Update, 4:24 p.m. Eastern: Both Chrysler and Google have confirmed the partnership. The story and headline have been updated to reflect that.
Fiat Chrysler Automobiles (FCA) has been looking for merger opportunities to better streamline its costs while the company looks to new and interesting developments in the auto industry. While the FCA hasn't exactly found a partner with which to merge, it's making one hell of an intriguing business move by teaming up with Google.
Fiat Chrysler and Google intend to bring self-driving technology to the all-newminivan, which was unveiled this past winter. This is the first time Google's worked directly with an automaker and applied its self-driving hardware and software to a street-legal passenger vehicle.
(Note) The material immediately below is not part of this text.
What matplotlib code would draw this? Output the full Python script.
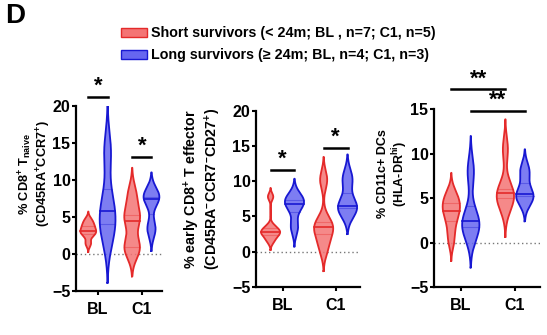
import numpy as np
import matplotlib
matplotlib.use('Agg')
import matplotlib.pyplot as plt
from matplotlib.patches import Rectangle

plt.rcParams['font.family'] = ['Liberation Sans', 'DejaVu Sans']
plt.rcParams['font.weight'] = 'bold'
plt.rcParams['mathtext.fontset'] = 'custom'
plt.rcParams['mathtext.rm'] = 'Liberation Sans:bold'
plt.rcParams['mathtext.it'] = 'Liberation Sans:bold'
plt.rcParams['mathtext.bf'] = 'Liberation Sans:bold'
plt.rcParams['mathtext.sf'] = 'Liberation Sans:bold'

# ---------------- data ----------------
categories = ['BL', 'C1']
legend_labels = ['Short survivors (< 24m; BL , n=7; C1, n=5)',
                 'Long survivors (\u2265 24m; BL, n=4; C1, n=3)']

naive_short_bl = [1.4, 2.5, 2.9, 3.1, 3.6, 4.0, 4.6]
naive_short_c1 = [0.6, 1.0, 4.5, 5.3, 8.0]
naive_long_bl = [2.6, 4.6, 7.0, 13.8]
naive_long_c1 = [3.4, 7.4, 8.0]

early_short_bl = [1.5, 2.2, 2.6, 2.8, 3.1, 3.6, 7.8]
early_short_c1 = [0.5, 2.5, 3.5, 4.2, 10.2]
early_long_bl = [3.5, 6.4, 7.2, 7.6]
early_long_c1 = [6.0, 6.5, 10.3]

dc_short_bl = [0.2, 1.8, 3.0, 3.6, 4.2, 4.8, 5.6]
dc_short_c1 = [4.0, 5.0, 5.6, 6.0, 10.5]
dc_long_bl = [1.2, 2.0, 2.8, 8.0]
dc_long_c1 = [4.9, 5.5, 8.0]

y_labels = [
    '% CD8$^{+}$ T$_{\\rm naive}$\n(CD45RA$^{+}$CCR7$^{+}$)',
    '% early CD8$^{+}$ T effector\n(CD45RA$^{-}$CCR7$^{-}$CD27$^{+}$)',
    '% CD11c+ DCs\n(HLA-DR$^{\\rm hi}$)',
]

# ---------------- style / layout ----------------
W, H = 547, 335
red_fill, red_edge = '#F47474', '#E42A2A'
blue_fill, blue_edge = '#6666F0', '#1818D2'

panels = [
    dict(short=[naive_short_bl, naive_short_c1], long=[naive_long_bl, naive_long_c1],
         bw_s=[0.45, 1.45], bw_l=[2.6, 1.2], ylim=(-5, 20), yticks=[-5, 0, 5, 10, 15, 20],
         box=(76, 105.7, 162, 291), off=0.22, hw=0.18,
         sig=[('pair', 0, 21.2, '*'), ('pair', 1, 13.1, '*')],
         label_xy=(35, 174), label_fs=9.2),
    dict(short=[early_short_bl, early_short_c1], long=[early_long_bl, early_long_c1],
         bw_s=[0.5, 1.3], bw_l=[1.1, 1.4], ylim=(-5, 20), yticks=[-5, 0, 5, 10, 15, 20],
         box=(256, 110.7, 360, 287), off=0.225, hw=0.18,
         sig=[('pair', 0, 11.6, '*'), ('pair', 1, 14.7, '*')],
         label_xy=(202, 189), label_fs=10.3),
    dict(short=[dc_short_bl, dc_short_c1], long=[dc_long_bl, dc_long_c1],
         bw_s=[0.9, 1.35], bw_l=[1.6, 1.0], ylim=(-5, 15), yticks=[-5, 0, 5, 10, 15],
         box=(434, 109.3, 540, 287), off=0.18, hw=0.16,
         sig=[('short', None, 17.25, '**'), ('long', None, 14.85, '**')],
         label_xy=(393.5, 174), label_fs=9.0),
]

fig = plt.figure(figsize=(W / 100, H / 100), dpi=100)


def kde_violin(ax, data, pos, bw, hw, fc, ec):
    d = np.asarray(data, float)
    grid = np.linspace(d.min() - 2.5 * bw, d.max() + 2.5 * bw, 400)
    dens = np.exp(-0.5 * ((grid[:, None] - d[None, :]) / bw) ** 2).sum(axis=1)
    dens = dens / dens.max() * hw
    ax.fill_betweenx(grid, pos - dens, pos + dens, facecolor=fc, edgecolor='none', alpha=0.85, zorder=2)
    ax.plot(np.concatenate([pos - dens, (pos + dens)[::-1], [pos - dens[0]]]),
            np.concatenate([grid, grid[::-1], [grid[0]]]), color=ec, lw=1.3, zorder=3)
    q1, med, q3 = np.percentile(d, [25, 50, 75])
    for q, lw, a in [(med, 1.2, 1.0), (q1, 0.8, 0.35), (q3, 0.8, 0.35)]:
        w = np.interp(q, grid, dens)
        ax.plot([pos - w, pos + w], [q, q], color=ec, lw=lw, alpha=a, zorder=3)


for p, lab in zip(panels, y_labels):
    x0, yt, x1, yb = p['box']
    ax = fig.add_axes([x0 / W, (H - yb) / H, (x1 - x0) / W, (yb - yt) / H])
    ax.set_xlim(-0.5, 1.46)
    ax.set_ylim(*p['ylim'])
    off = p['off']
    for i in range(2):
        kde_violin(ax, p['short'][i], i - off, p['bw_s'][i], p['hw'], red_fill, red_edge)
        kde_violin(ax, p['long'][i], i + off, p['bw_l'][i], p['hw'], blue_fill, blue_edge)
    ax.axhline(0, color='#777777', lw=1.0, ls=(0, (1, 2)), zorder=1)
    for s in ['top', 'right']:
        ax.spines[s].set_visible(False)
    for s in ['left', 'bottom']:
        ax.spines[s].set_linewidth(1.6)
    ax.set_yticks(p['yticks'])
    ax.set_xticks([0, 1])
    ax.set_xticklabels(categories)
    ax.tick_params(axis='both', width=1.5, length=3, labelsize=11.5, pad=1)
    ax.tick_params(axis='x', pad=5)
    for t in ax.get_xticklabels() + ax.get_yticklabels():
        t.set_fontweight('bold')
    # significance bars
    for kind, grp, yv, star in p['sig']:
        if kind == 'pair':
            xa, xb = grp - off, grp + off
        elif kind == 'short':
            xa, xb = -off, 1 - off
        else:
            xa, xb = off, 1 + off
        ax.plot([xa, xb], [yv, yv], color='black', lw=1.8, clip_on=False, zorder=4)
        ax.text((xa + xb) / 2, yv, star, ha='center', va='bottom', fontsize=16,
                fontweight='bold', clip_on=False)
    # y label
    lx, ly = p['label_xy']
    fig.text(lx / W, 1 - ly / H, lab, ha='center', va='center', rotation=90,
             fontsize=p['label_fs'], fontweight='bold', multialignment='center',
             linespacing=1.05)

# legend
for k, (fc, ec, lab) in enumerate([(red_fill, red_edge, legend_labels[0]),
                                   (blue_fill, blue_edge, legend_labels[1])]):
    yc = 32.5 + 22 * k
    fig.patches.append(Rectangle((121 / W, 1 - (yc + 4.5) / H), 26 / W, 9 / H,
                                 transform=fig.transFigure, facecolor=fc, edgecolor=ec, lw=1))
    fig.text(151 / W, 1 - yc / H, lab, ha='left', va='center', fontsize=10.3, fontweight='bold')

fig.text(5 / W, 1 - 16 / H, 'D', ha='left', va='center', fontsize=20, fontweight='bold')

fig.savefig('out.png', dpi=100, facecolor='white')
Don't expect to buy a self-driving minivan soon, though. This partnership is to help both automakers continue research on self-driving vehicles, and only 100 vehicles will be equipped with Google's systems. Both FCA and Google will bring engineers to southeastern Michigan (i.e. the greater Detroit area) to work on design, testing and manufacturing.
Before any Google-kissed Pacifica touches the road, it will undergo testing at Google's private test track in California. If everything checks out, public-road operation will commence.
FCA could use a strong autonomous backbone to help boost sales outside the truck market, where the company is currently printing most of its money. The partnership would benefit Google, as well. Building a car isn't exactly an exercise for the frugal, and while Google has plenty of cash to burn, offloading the whole "building a proper car" thing onto a company with experience in that field is a great idea to get its systems into cars quickly.
Bloomberg notes that Google and GM tried to partner up earlier, but data ownership sent the two parties moving in different directions. It appears that isn't a problem with FCA and Google.